> [Work to be completed]: Find the lines that contain the word "this" and copy each one.

> [Records with drawing code]:
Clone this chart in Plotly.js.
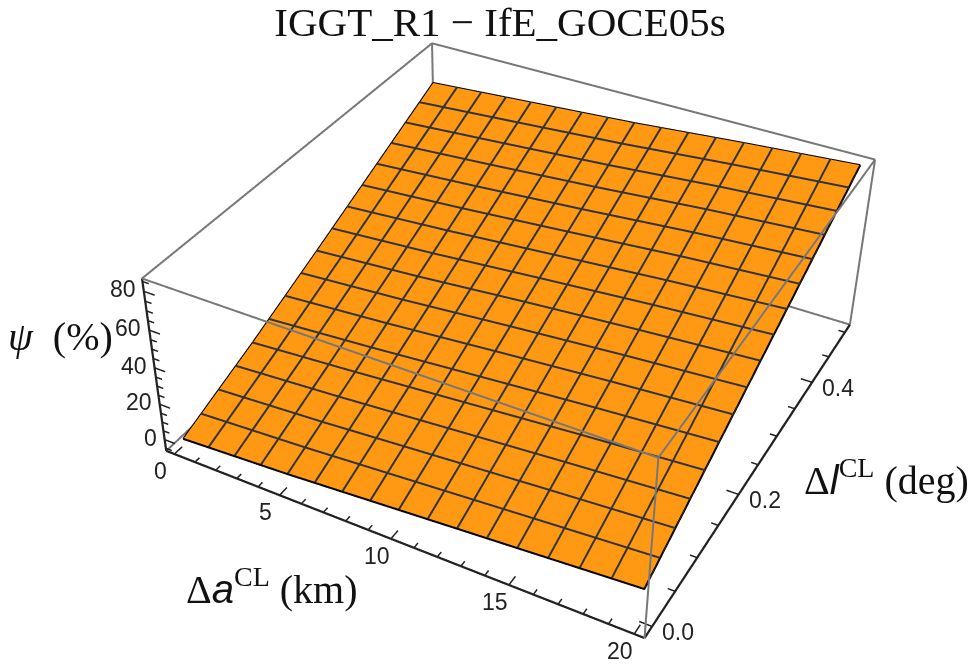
<!DOCTYPE html>
<html>
<head>
<meta charset="utf-8">
<script src="https://cdn.plot.ly/plotly-3.0.1.min.js"></script>
<style>
html,body{margin:0;padding:0;background:#fff;overflow:hidden}
#frame{position:relative;width:974px;height:667px;overflow:hidden}
#plot{position:absolute;left:-593px;top:-404px;width:2156px;height:1477px}
</style>
</head>
<body>
<div id="frame"><div id="plot"></div></div>
<script>
// Data
var xValues = [0, 5, 10, 15, 20];
var yValues = [0, 0.125, 0.25, 0.375, 0.5];
var zValues = [
  [-3, 0, 4, 8, 12],
  [13.5, 17.5, 22, 26.5, 30.5],
  [31.5, 35.5, 40.5, 45, 49],
  [50, 54, 58.5, 63.5, 67.5],
  [68.5, 72.5, 76.5, 81.5, 86]
];
var meshX = [1.25, 2.5, 3.75, 5, 6.25, 7.5, 8.75, 10, 11.25, 12.5, 13.75, 15, 16.25, 17.5, 18.75];
var meshY = [0.03125, 0.0625, 0.09375, 0.125, 0.15625, 0.1875, 0.21875, 0.25, 0.28125, 0.3125, 0.34375, 0.375, 0.40625, 0.4375, 0.46875];
var xRange = [-0.4, 20.4];
var yRange = [-0.016, 0.516];
var zRange = [-6.5, 86.5];
var xMajor = [0, 5, 10, 15, 20];
var yMajor = [0.0, 0.2, 0.4];
var zMajor = [0, 20, 40, 60, 80];
var xMinor = [1, 2, 3, 4, 6, 7, 8, 9, 11, 12, 13, 14, 16, 17, 18, 19];
var yMinor = [0.05, 0.1, 0.15, 0.25, 0.3, 0.35, 0.45, 0.5];
var zMinor = [-5, 5, 10, 15, 25, 30, 35, 45, 50, 55, 65, 70, 75, 85];
var titleText = 'IGGT_R1 \u2212 IfE_GOCE05s';

var W = 2156, H = 1477, OX = 593, OY = 404;
function px(x){ return (x + OX) / W; }
function py(y){ return 1 - (y + OY) / H; }

var ORANGE = '#ff9914', MESH = '#333333', GREY = '#777777', AXIS = '#222222';

var surface = {
  type: 'surface', x: xValues, y: yValues, z: zValues,
  showscale: false, hoverinfo: 'skip',
  colorscale: [[0, ORANGE], [1, ORANGE]],
  lighting: {ambient: 1, diffuse: 0, specular: 0, fresnel: 0, roughness: 1}
};

function lines(color, width, segs){
  var t = {type: 'scatter3d', mode: 'lines', x: [], y: [], z: [], hoverinfo: 'skip', showlegend: false,
           line: {color: color, width: width}};
  segs.forEach(function(s){
    s.forEach(function(p){ t.x.push(p[0]); t.y.push(p[1]); t.z.push(p[2]); });
    t.x.push(null); t.y.push(null); t.z.push(null);
  });
  return t;
}

var x0 = xRange[0], x1 = xRange[1], y0 = yRange[0], y1 = yRange[1], z0 = zRange[0], z1 = zRange[1];
var greyEdges = lines(GREY, 4, [
  [[x0,y0,z1],[x1,y0,z1]], [[x0,y1,z1],[x1,y1,z1]], [[x0,y0,z1],[x0,y1,z1]], [[x1,y0,z1],[x1,y1,z1]],
  [[x1,y0,z0],[x1,y0,z1]], [[x1,y1,z0],[x1,y1,z1]], [[x0,y1,z0],[x0,y1,z1]],
  [[x0,y0,z0],[x0,y1,z0]], [[x0,y1,z0],[x1,y1,z0]]
]);
var darkEdges = lines(AXIS, 4.5, [
  [[x0,y0,z0],[x1,y0,z0]], [[x1,y0,z0],[x1,y1,z0]], [[x0,y0,z0],[x0,y0,z1]]
]);

var dxT = x1 - x0, dyT = y1 - y0;
var tickSegs = [];
function addTicks(list, k){
  list.x.forEach(function(v){ tickSegs.push([[v,y0,z0],[v,y0 + k*dyT,z0]]); });
  list.y.forEach(function(v){ tickSegs.push([[x1,v,z0],[x1 - k*dxT,v,z0]]); });
  list.z.forEach(function(v){ tickSegs.push([[x0,y0,v],[x0 + k*dxT,y0,v]]); });
}
addTicks({x: xMajor, y: yMajor, z: zMajor}, 0.024);
addTicks({x: xMinor, y: yMinor, z: zMinor}, 0.014);
var ticks = lines(AXIS, 3, tickSegs);

// mesh lines follow the drawn surface, from its own table
function locate(list, v){
  var i = Math.min(Math.floor((v - list[0]) / (list[1] - list[0])), list.length - 2);
  return [i, (v - list[i]) / (list[i + 1] - list[i])];
}
function surfaceAt(x, y){
  var a = locate(xValues, x), b = locate(yValues, y);
  var r0 = zValues[b[0]][a[0]] * (1 - a[1]) + zValues[b[0]][a[0] + 1] * a[1];
  var r1 = zValues[b[0] + 1][a[0]] * (1 - a[1]) + zValues[b[0] + 1][a[0] + 1] * a[1];
  return r0 * (1 - b[1]) + r1 * b[1] + 0.4;
}
var meshSegs = [];
meshX.forEach(function(x){
  meshSegs.push(yValues.map(function(y){ return [x, y, surfaceAt(x, y)]; }));
});
meshY.forEach(function(y){
  meshSegs.push(xValues.concat(meshX).sort(function(a, b){ return a - b; })
    .map(function(x){ return [x, y, surfaceAt(x, y)]; }));
});
var mesh = lines(MESH, 4, meshSegs);

var edge = [];
yValues.forEach(function(y, i){ edge.push([xValues[0], y, zValues[i][0]]); });
xValues.forEach(function(x, j){ edge.push([x, yValues[4], zValues[4][j]]); });
yValues.slice().reverse().forEach(function(y, i){ edge.push([xValues[4], y, zValues[4-i][4]]); });
xValues.slice().reverse().forEach(function(x, j){ edge.push([x, yValues[0], zValues[0][4-j]]); });
var border = lines('#000000', 4, [edge]);

// axis ranges reach a hair past the box so its edges are not clipped
function axisOpts(range, tv){
  var pad = (range[1] - range[0]) * 0.002;
  return {range: [range[0] - pad, range[1] + pad], autorange: false, tickmode: 'array', tickvals: tv,
          showticklabels: false, ticks: '', showgrid: false, zeroline: false, showbackground: false,
          showline: false, showspikes: false, title: {text: ''}};
}
var tickFont = {family: 'Liberation Sans, Arial, sans-serif', size: 23, color: '#222'};
var sceneNotes = [];
function note(x, y, z, text, sx, sy, anchor){
  sceneNotes.push({x: x, y: y, z: z, text: text, showarrow: false, xshift: sx, yshift: sy, font: tickFont,
                   xanchor: anchor, yanchor: 'middle'});
}
xMajor.forEach(function(v){ note(v, y0, z0, String(v), -14, -17, 'center'); });
yMajor.forEach(function(v){ note(x1, v, z0, v.toFixed(1), 26, -6, 'center'); });
zMajor.forEach(function(v){ note(x0, y0, v, String(v), -6, 2, 'right'); });

var serif = 'Liberation Serif, Times New Roman, serif';
var sans = 'font-family:Liberation Sans,Arial,sans-serif';
function label(x, y, text){
  return {xref: 'paper', yref: 'paper', x: px(x), y: py(y), text: text, showarrow: false,
          xanchor: 'center', yanchor: 'middle', font: {family: serif, size: 40, color: '#111'}};
}

var layout = {
  width: W, height: H, margin: {l: 0, r: 0, t: 0, b: 0}, autosize: false,
  paper_bgcolor: '#fff', showlegend: false,
  title: {text: titleText, x: px(500), y: py(22), xanchor: 'center', yanchor: 'middle',
          font: {family: serif, size: 41, color: '#111'}},
  annotations: [
    label(60, 336, '<i>\u03c8</i>  (%)'),
    label(272, 586, '\u0394<span style="' + sans + '"><i>a</i></span><sup>CL</sup> (km)'),
    label(886, 478, '\u0394<span style="' + sans + '"><i>l</i></span><sup>CL</sup> (deg)')
  ],
  scene: {
    domain: {x: [0, 1], y: [0, 1]},
    aspectmode: 'manual', aspectratio: {x: 1, y: 1.015, z: 0.4},
    camera: {
      projection: {type: 'perspective'},
      up: {x: 0, y: 0, z: 1},
      center: {x: -0.05, y: -0.068, z: -0.048},
      eye: {x: 1.276, y: -2.464, z: 2.0}
    },
    xaxis: axisOpts(xRange, xMajor),
    yaxis: axisOpts(yRange, yMajor),
    zaxis: axisOpts(zRange, zMajor),
    annotations: sceneNotes
  }
};

Plotly.newPlot('plot', [surface, mesh, border, greyEdges, darkEdges, ticks], layout, {displayModeBar: false, responsive: false});
</script>
</body>
</html>
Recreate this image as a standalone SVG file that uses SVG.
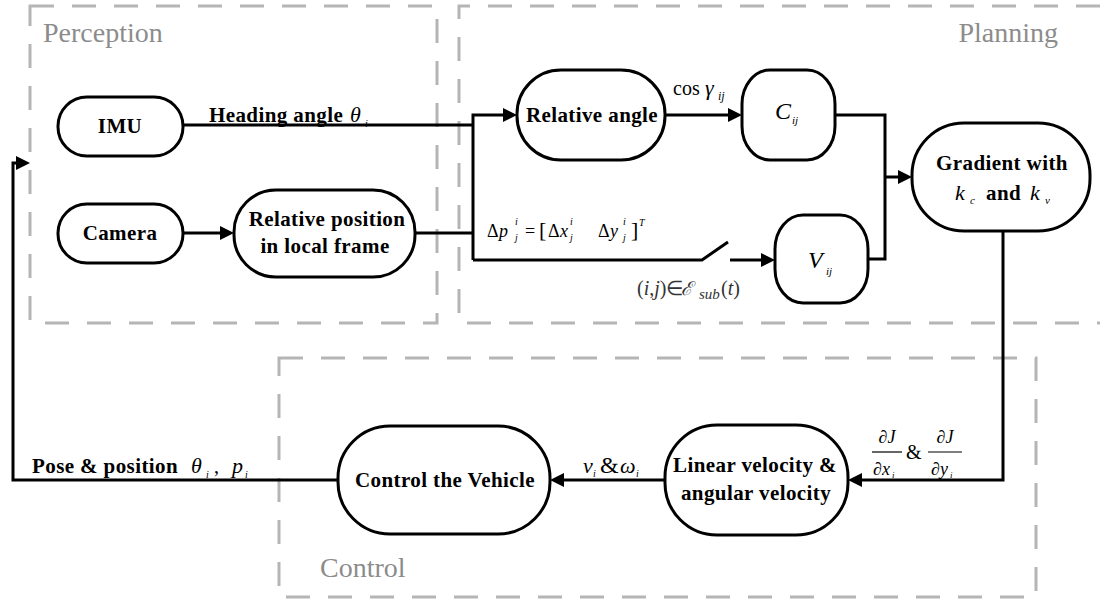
<svg xmlns="http://www.w3.org/2000/svg" width="1100" height="600" viewBox="0 0 1100 600">
  <style>
    .zone { fill: none; stroke: #b5b5b5; stroke-width: 3; stroke-dasharray: 24 18; }
    .node { fill: #fff; stroke: #000; stroke-width: 3; }
    .wire { fill: none; stroke: #000; stroke-width: 3; }
    .bar { stroke: #000; stroke-width: 1.2; }
  </style>
  <defs>
    <marker id="arrow" viewBox="0 0 14 14" markerWidth="14" markerHeight="14" markerUnits="userSpaceOnUse" refX="10" refY="7" orient="auto">
      <path d="M0,0 L14,7 L0,14 z" fill="#000"/>
    </marker>
  </defs>

  <rect width="1100" height="600" fill="#fff"/>

  <!-- dashed zones -->
  <g id="zones">
    <rect class="zone" x="30" y="6" width="407" height="317"/>
    <path class="zone" d="M1100,6 H459 V323 H1100"/>
    <rect class="zone" x="279" y="358" width="757" height="239"/>
    <text x="43" y="42" font-family="Liberation Serif" font-size="28" fill="#8c8c8c">Perception</text>
    <text x="1058" y="42" text-anchor="end" font-family="Liberation Serif" font-size="28" fill="#8c8c8c">Planning</text>
    <text x="320" y="577" font-family="Liberation Serif" font-size="28" fill="#8c8c8c">Control</text>
  </g>

  <!-- connectors -->
  <g id="connectors">
    <path class="wire" d="M183,125 H473"/>
    <path class="wire" d="M415,233 H473"/>
    <path class="wire" d="M183,233 H230" marker-end="url(#arrow)"/>
    <path class="wire" d="M473,260 V115 H513" marker-end="url(#arrow)"/>
    <path class="wire" d="M473,260 H702 L728,242"/>
    <path class="wire" d="M730,260 H771" marker-end="url(#arrow)"/>
    <path class="wire" d="M665,115 H738" marker-end="url(#arrow)"/>
    <path class="wire" d="M835,115 H885 V259 H868"/>
    <path class="wire" d="M885,177 H908" marker-end="url(#arrow)"/>
    <path class="wire" d="M1003,231 V480 H852" marker-end="url(#arrow)"/>
    <path class="wire" d="M665,480 H554" marker-end="url(#arrow)"/>
    <path class="wire" d="M338,480 H13 V163 H26" marker-end="url(#arrow)"/>

    <!-- connector labels -->
    <text x="209" y="122" font-family="Liberation Serif" font-weight="bold" font-size="21" letter-spacing="0.4">Heading angle</text>
    <text x="350" y="122" font-family="Liberation Serif" font-style="italic" font-size="22">θ</text>
    <text x="365" y="127" font-family="Liberation Serif" font-style="italic" font-size="10">i</text>

    <text x="673" y="95" font-family="Liberation Serif" font-size="20">cos</text>
    <text x="705" y="95" font-family="Liberation Serif" font-style="italic" font-size="22">γ</text>
    <text x="718" y="100" font-family="Liberation Serif" font-style="italic" font-size="12">ij</text>

    <text x="487" y="237" font-family="Liberation Serif" font-size="18">Δ</text>
    <text x="499" y="237" font-family="Liberation Serif" font-style="italic" font-size="18">p</text>
    <text x="515" y="225" font-family="Liberation Serif" font-style="italic" font-size="10">i</text>
    <text x="515" y="241" font-family="Liberation Serif" font-style="italic" font-size="10">j</text>
    <text x="525" y="237" font-family="Liberation Serif" font-size="18">=</text>
    <text x="539" y="237" font-family="Liberation Serif" font-size="22">[</text>
    <text x="548" y="237" font-family="Liberation Serif" font-size="18">Δ</text>
    <text x="560" y="237" font-family="Liberation Serif" font-style="italic" font-size="18">x</text>
    <text x="570" y="225" font-family="Liberation Serif" font-style="italic" font-size="10">i</text>
    <text x="570" y="241" font-family="Liberation Serif" font-style="italic" font-size="10">j</text>
    <text x="598" y="237" font-family="Liberation Serif" font-size="18">Δ</text>
    <text x="610" y="237" font-family="Liberation Serif" font-style="italic" font-size="18">y</text>
    <text x="623" y="225" font-family="Liberation Serif" font-style="italic" font-size="10">i</text>
    <text x="623" y="241" font-family="Liberation Serif" font-style="italic" font-size="10">j</text>
    <text x="631" y="237" font-family="Liberation Serif" font-size="22">]</text>
    <text x="639" y="226" font-family="Liberation Serif" font-style="italic" font-size="10">T</text>

    <text x="637" y="295" font-family="Liberation Serif" font-size="20" fill="#333">(<tspan font-style="italic">i</tspan>,<tspan font-style="italic">j</tspan>)∈</text>
    <text x="681" y="295" font-family="DejaVu Serif" font-style="italic" font-size="19" fill="#333">ℰ</text>
    <text x="699" y="299" font-family="Liberation Serif" font-style="italic" font-size="15" fill="#333">sub</text>
    <text x="721" y="295" font-family="Liberation Serif" font-size="20" fill="#333">(<tspan font-style="italic">t</tspan>)</text>

    <!-- partial derivatives -->
    <text x="887" y="443" text-anchor="middle" font-family="Liberation Serif" font-style="italic" font-size="18">∂J</text>
    <line class="bar" x1="872" y1="452" x2="902" y2="452"/>
    <text x="873" y="475" font-family="Liberation Serif" font-style="italic" font-size="18">∂x</text>
    <text x="892" y="478" font-family="Liberation Serif" font-style="italic" font-size="9">i</text>
    <text x="906" y="459" font-family="Liberation Serif" font-size="20">&amp;</text>
    <text x="945" y="443" text-anchor="middle" font-family="Liberation Serif" font-style="italic" font-size="18">∂J</text>
    <line class="bar" x1="928" y1="452" x2="962" y2="452"/>
    <text x="931" y="475" font-family="Liberation Serif" font-style="italic" font-size="18">∂y</text>
    <text x="950" y="478" font-family="Liberation Serif" font-style="italic" font-size="9">i</text>

    <text x="583" y="473" font-family="Liberation Serif" font-style="italic" font-size="22">v</text>
    <text x="593" y="477" font-family="Liberation Serif" font-style="italic" font-size="10">i</text>
    <text x="600" y="473" font-family="Liberation Serif" font-size="24">&amp;</text>
    <text x="620" y="473" font-family="Liberation Serif" font-style="italic" font-size="22">ω</text>
    <text x="636" y="477" font-family="Liberation Serif" font-style="italic" font-size="10">i</text>

    <text x="32" y="473" font-family="Liberation Serif" font-weight="bold" font-size="21" letter-spacing="0.4">Pose &amp; position</text>
    <text x="191" y="473" font-family="Liberation Serif" font-style="italic" font-size="22">θ</text>
    <text x="206" y="478" font-family="Liberation Serif" font-style="italic" font-size="10">i</text>
    <text x="214" y="473" font-family="Liberation Serif" font-size="20">,</text>
    <text x="232" y="473" font-family="Liberation Serif" font-style="italic" font-size="22">p</text>
    <text x="245" y="478" font-family="Liberation Serif" font-style="italic" font-size="10">i</text>
  </g>

  <!-- nodes -->
  <g id="imu">
    <rect class="node" x="58" y="97" width="125" height="59" rx="29"/>
    <text x="120" y="133" text-anchor="middle" font-family="Liberation Serif" font-weight="bold" font-size="21" letter-spacing="0.4">IMU</text>
  </g>
  <g id="camera">
    <rect class="node" x="58" y="204" width="125" height="59" rx="29"/>
    <text x="120" y="240" text-anchor="middle" font-family="Liberation Serif" font-weight="bold" font-size="21" letter-spacing="0.4">Camera</text>
  </g>
  <g id="relative-position">
    <rect class="node" x="234" y="190" width="181" height="87" rx="42"/>
    <text x="327" y="226" text-anchor="middle" font-family="Liberation Serif" font-weight="bold" font-size="21" letter-spacing="0.4">Relative position</text>
    <text x="325" y="253" text-anchor="middle" font-family="Liberation Serif" font-weight="bold" font-size="21" letter-spacing="0.4">in local frame</text>
  </g>
  <g id="relative-angle">
    <rect class="node" x="517" y="70" width="148" height="90" rx="44"/>
    <text x="592" y="122" text-anchor="middle" font-family="Liberation Serif" font-weight="bold" font-size="21" letter-spacing="0.4">Relative angle</text>
  </g>
  <g id="c-ij">
    <rect class="node" x="742" y="70" width="93" height="90" rx="28" ry="34"/>
    <text x="775" y="119" font-family="Liberation Serif" font-style="italic" font-size="24">C</text>
    <text x="792" y="124" font-family="Liberation Serif" font-style="italic" font-size="11">ij</text>
  </g>
  <g id="v-ij">
    <rect class="node" x="775" y="215" width="93" height="88" rx="28" ry="34"/>
    <text x="808" y="268" font-family="Liberation Serif" font-style="italic" font-size="24">V</text>
    <text x="826" y="275" font-family="Liberation Serif" font-style="italic" font-size="11">ij</text>
  </g>
  <g id="gradient">
    <rect class="node" x="912" y="123" width="178" height="108" rx="52"/>
    <text x="1002" y="170" text-anchor="middle" font-family="Liberation Serif" font-weight="bold" font-size="21" letter-spacing="0.4">Gradient with</text>
    <text x="955" y="200" font-family="Liberation Serif" font-style="italic" font-size="22">k</text>
    <text x="970" y="204" font-family="Liberation Serif" font-style="italic" font-size="11">c</text>
    <text x="986" y="200" font-family="Liberation Serif" font-weight="bold" font-size="21" letter-spacing="0.4">and</text>
    <text x="1030" y="200" font-family="Liberation Serif" font-style="italic" font-size="22">k</text>
    <text x="1045" y="204" font-family="Liberation Serif" font-style="italic" font-size="11">v</text>
  </g>
  <g id="control-vehicle">
    <rect class="node" x="338" y="426" width="212" height="108" rx="52"/>
    <text x="445" y="487" text-anchor="middle" font-family="Liberation Serif" font-weight="bold" font-size="21" letter-spacing="0.4">Control the Vehicle</text>
  </g>
  <g id="velocity">
    <rect class="node" x="665" y="425" width="183" height="110" rx="52"/>
    <text x="755" y="472" text-anchor="middle" font-family="Liberation Serif" font-weight="bold" font-size="21" letter-spacing="0.4">Linear velocity &amp;</text>
    <text x="756" y="500" text-anchor="middle" font-family="Liberation Serif" font-weight="bold" font-size="21" letter-spacing="0.4">angular velocity</text>
  </g>
</svg>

> [Full answer]:
Clone this chart in Plotly.js.
Recreate this image as a standalone SVG file that uses SVG.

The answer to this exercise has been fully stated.